Type out the complete listing below word for word, without its pictures.
::::::::
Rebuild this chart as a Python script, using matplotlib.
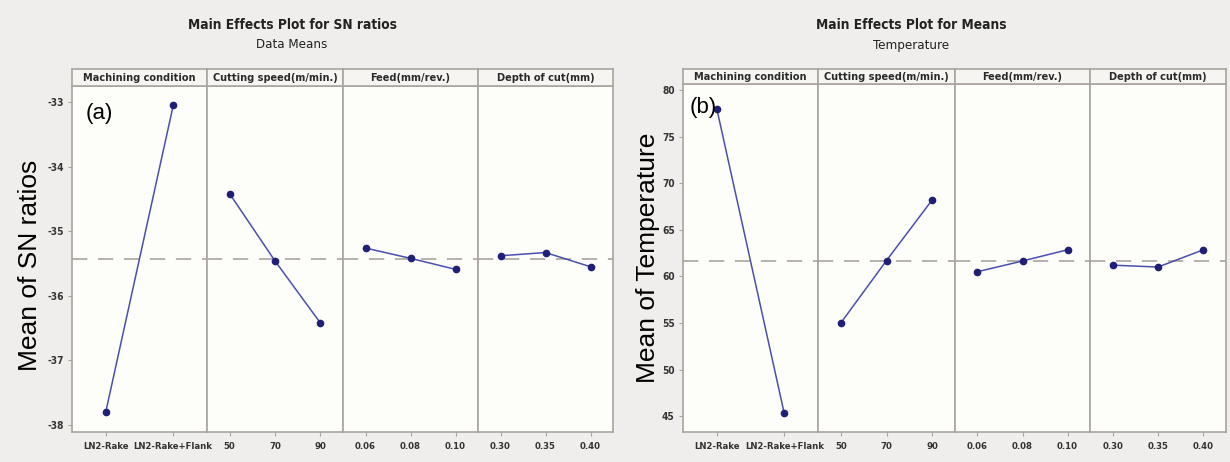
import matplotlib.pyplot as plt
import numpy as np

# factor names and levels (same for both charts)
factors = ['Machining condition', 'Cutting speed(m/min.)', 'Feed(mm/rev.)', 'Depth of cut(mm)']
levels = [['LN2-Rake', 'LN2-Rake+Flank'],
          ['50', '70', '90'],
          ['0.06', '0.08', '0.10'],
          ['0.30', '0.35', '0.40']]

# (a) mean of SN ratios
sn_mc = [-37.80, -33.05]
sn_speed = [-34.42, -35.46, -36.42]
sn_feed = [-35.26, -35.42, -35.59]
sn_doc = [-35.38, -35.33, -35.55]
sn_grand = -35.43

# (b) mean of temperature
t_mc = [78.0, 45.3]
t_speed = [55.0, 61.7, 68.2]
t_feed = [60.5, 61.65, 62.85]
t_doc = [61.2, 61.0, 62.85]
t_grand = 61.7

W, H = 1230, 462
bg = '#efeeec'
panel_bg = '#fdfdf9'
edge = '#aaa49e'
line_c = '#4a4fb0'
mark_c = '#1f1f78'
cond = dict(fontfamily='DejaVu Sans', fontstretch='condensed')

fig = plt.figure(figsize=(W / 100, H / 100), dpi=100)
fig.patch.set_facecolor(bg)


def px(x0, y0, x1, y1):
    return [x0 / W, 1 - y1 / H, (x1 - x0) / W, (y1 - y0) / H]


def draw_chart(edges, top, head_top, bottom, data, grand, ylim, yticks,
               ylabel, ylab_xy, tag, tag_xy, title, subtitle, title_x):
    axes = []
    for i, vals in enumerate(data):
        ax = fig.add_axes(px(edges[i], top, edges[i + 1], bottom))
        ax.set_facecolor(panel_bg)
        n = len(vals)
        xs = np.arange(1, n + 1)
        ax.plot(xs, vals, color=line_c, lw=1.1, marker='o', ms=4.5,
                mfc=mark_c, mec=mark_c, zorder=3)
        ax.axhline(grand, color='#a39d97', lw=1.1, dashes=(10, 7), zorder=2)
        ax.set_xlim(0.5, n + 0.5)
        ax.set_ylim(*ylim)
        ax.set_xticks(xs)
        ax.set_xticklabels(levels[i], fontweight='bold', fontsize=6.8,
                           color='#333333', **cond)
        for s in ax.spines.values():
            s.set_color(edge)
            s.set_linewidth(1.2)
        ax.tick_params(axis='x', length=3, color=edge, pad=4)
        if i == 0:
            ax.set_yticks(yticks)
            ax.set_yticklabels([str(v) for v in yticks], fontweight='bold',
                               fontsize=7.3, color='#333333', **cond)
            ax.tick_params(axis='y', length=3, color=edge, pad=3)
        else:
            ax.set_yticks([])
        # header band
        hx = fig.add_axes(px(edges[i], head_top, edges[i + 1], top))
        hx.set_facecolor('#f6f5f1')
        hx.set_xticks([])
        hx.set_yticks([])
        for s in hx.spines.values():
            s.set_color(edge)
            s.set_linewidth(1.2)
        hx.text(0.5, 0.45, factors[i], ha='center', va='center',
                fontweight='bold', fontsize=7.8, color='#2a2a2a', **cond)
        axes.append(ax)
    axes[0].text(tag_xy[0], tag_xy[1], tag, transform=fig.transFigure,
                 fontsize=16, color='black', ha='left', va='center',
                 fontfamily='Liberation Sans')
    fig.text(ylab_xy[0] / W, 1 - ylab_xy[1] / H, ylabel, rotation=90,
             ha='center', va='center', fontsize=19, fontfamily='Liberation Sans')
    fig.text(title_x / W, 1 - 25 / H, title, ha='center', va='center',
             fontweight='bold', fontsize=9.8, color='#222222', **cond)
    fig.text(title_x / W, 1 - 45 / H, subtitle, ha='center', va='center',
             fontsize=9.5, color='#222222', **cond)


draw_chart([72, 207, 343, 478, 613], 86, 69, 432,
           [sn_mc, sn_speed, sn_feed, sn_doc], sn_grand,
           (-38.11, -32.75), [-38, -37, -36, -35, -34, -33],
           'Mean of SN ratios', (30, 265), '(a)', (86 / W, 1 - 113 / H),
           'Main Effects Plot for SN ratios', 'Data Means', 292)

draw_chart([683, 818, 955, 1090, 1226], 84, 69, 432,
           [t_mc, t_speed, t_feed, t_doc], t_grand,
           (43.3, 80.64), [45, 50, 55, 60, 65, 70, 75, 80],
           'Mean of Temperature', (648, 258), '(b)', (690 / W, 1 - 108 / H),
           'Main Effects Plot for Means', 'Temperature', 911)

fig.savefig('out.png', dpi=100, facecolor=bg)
::::::::
CORRECT RESULT:
Rebuild this chart as a Python script, using matplotlib.
import matplotlib.pyplot as plt
import numpy as np

# factor names and levels (same for both charts)
factors = ['Machining condition', 'Cutting speed(m/min.)', 'Feed(mm/rev.)', 'Depth of cut(mm)']
levels = [['LN2-Rake', 'LN2-Rake+Flank'],
          ['50', '70', '90'],
          ['0.06', '0.08', '0.10'],
          ['0.30', '0.35', '0.40']]

# (a) mean of SN ratios
sn_mc = [-37.80, -33.05]
sn_speed = [-34.42, -35.46, -36.42]
sn_feed = [-35.26, -35.42, -35.59]
sn_doc = [-35.38, -35.33, -35.55]
sn_grand = -35.43

# (b) mean of temperature
t_mc = [78.0, 45.3]
t_speed = [55.0, 61.7, 68.2]
t_feed = [60.5, 61.65, 62.85]
t_doc = [61.2, 61.0, 62.85]
t_grand = 61.7

W, H = 1230, 462
bg = '#efeeec'
panel_bg = '#fdfdf9'
edge = '#aaa49e'
line_c = '#4a4fb0'
mark_c = '#1f1f78'
cond = dict(fontfamily='DejaVu Sans', fontstretch='condensed')

fig = plt.figure(figsize=(W / 100, H / 100), dpi=100)
fig.patch.set_facecolor(bg)


def px(x0, y0, x1, y1):
    return [x0 / W, 1 - y1 / H, (x1 - x0) / W, (y1 - y0) / H]


def draw_chart(edges, top, head_top, bottom, data, grand, ylim, yticks,
               ylabel, ylab_xy, tag, tag_xy, title, subtitle, title_x):
    axes = []
    for i, vals in enumerate(data):
        ax = fig.add_axes(px(edges[i], top, edges[i + 1], bottom))
        ax.set_facecolor(panel_bg)
        n = len(vals)
        xs = np.arange(1, n + 1)
        ax.plot(xs, vals, color=line_c, lw=1.1, marker='o', ms=4.5,
                mfc=mark_c, mec=mark_c, zorder=3)
        ax.axhline(grand, color='#a39d97', lw=1.1, dashes=(10, 7), zorder=2)
        ax.set_xlim(0.5, n + 0.5)
        ax.set_ylim(*ylim)
        ax.set_xticks(xs)
        ax.set_xticklabels(levels[i], fontweight='bold', fontsize=6.8,
                           color='#333333', **cond)
        for s in ax.spines.values():
            s.set_color(edge)
            s.set_linewidth(1.2)
        ax.tick_params(axis='x', length=3, color=edge, pad=4)
        if i == 0:
            ax.set_yticks(yticks)
            ax.set_yticklabels([str(v) for v in yticks], fontweight='bold',
                               fontsize=7.3, color='#333333', **cond)
            ax.tick_params(axis='y', length=3, color=edge, pad=3)
        else:
            ax.set_yticks([])
        # header band
        hx = fig.add_axes(px(edges[i], head_top, edges[i + 1], top))
        hx.set_facecolor('#f6f5f1')
        hx.set_xticks([])
        hx.set_yticks([])
        for s in hx.spines.values():
            s.set_color(edge)
            s.set_linewidth(1.2)
        hx.text(0.5, 0.45, factors[i], ha='center', va='center',
                fontweight='bold', fontsize=7.8, color='#2a2a2a', **cond)
        axes.append(ax)
    axes[0].text(tag_xy[0], tag_xy[1], tag, transform=fig.transFigure,
                 fontsize=16, color='black', ha='left', va='center',
                 fontfamily='Liberation Sans')
    fig.text(ylab_xy[0] / W, 1 - ylab_xy[1] / H, ylabel, rotation=90,
             ha='center', va='center', fontsize=19, fontfamily='Liberation Sans')
    fig.text(title_x / W, 1 - 25 / H, title, ha='center', va='center',
             fontweight='bold', fontsize=9.8, color='#222222', **cond)
    fig.text(title_x / W, 1 - 45 / H, subtitle, ha='center', va='center',
             fontsize=9.5, color='#222222', **cond)


draw_chart([72, 207, 343, 478, 613], 86, 69, 432,
           [sn_mc, sn_speed, sn_feed, sn_doc], sn_grand,
           (-38.11, -32.75), [-38, -37, -36, -35, -34, -33],
           'Mean of SN ratios', (30, 265), '(a)', (86 / W, 1 - 113 / H),
           'Main Effects Plot for SN ratios', 'Data Means', 292)

draw_chart([683, 818, 955, 1090, 1226], 84, 69, 432,
           [t_mc, t_speed, t_feed, t_doc], t_grand,
           (43.3, 80.64), [45, 50, 55, 60, 65, 70, 75, 80],
           'Mean of Temperature', (648, 258), '(b)', (690 / W, 1 - 108 / H),
           'Main Effects Plot for Means', 'Temperature', 911)

fig.savefig('out.png', dpi=100, facecolor=bg)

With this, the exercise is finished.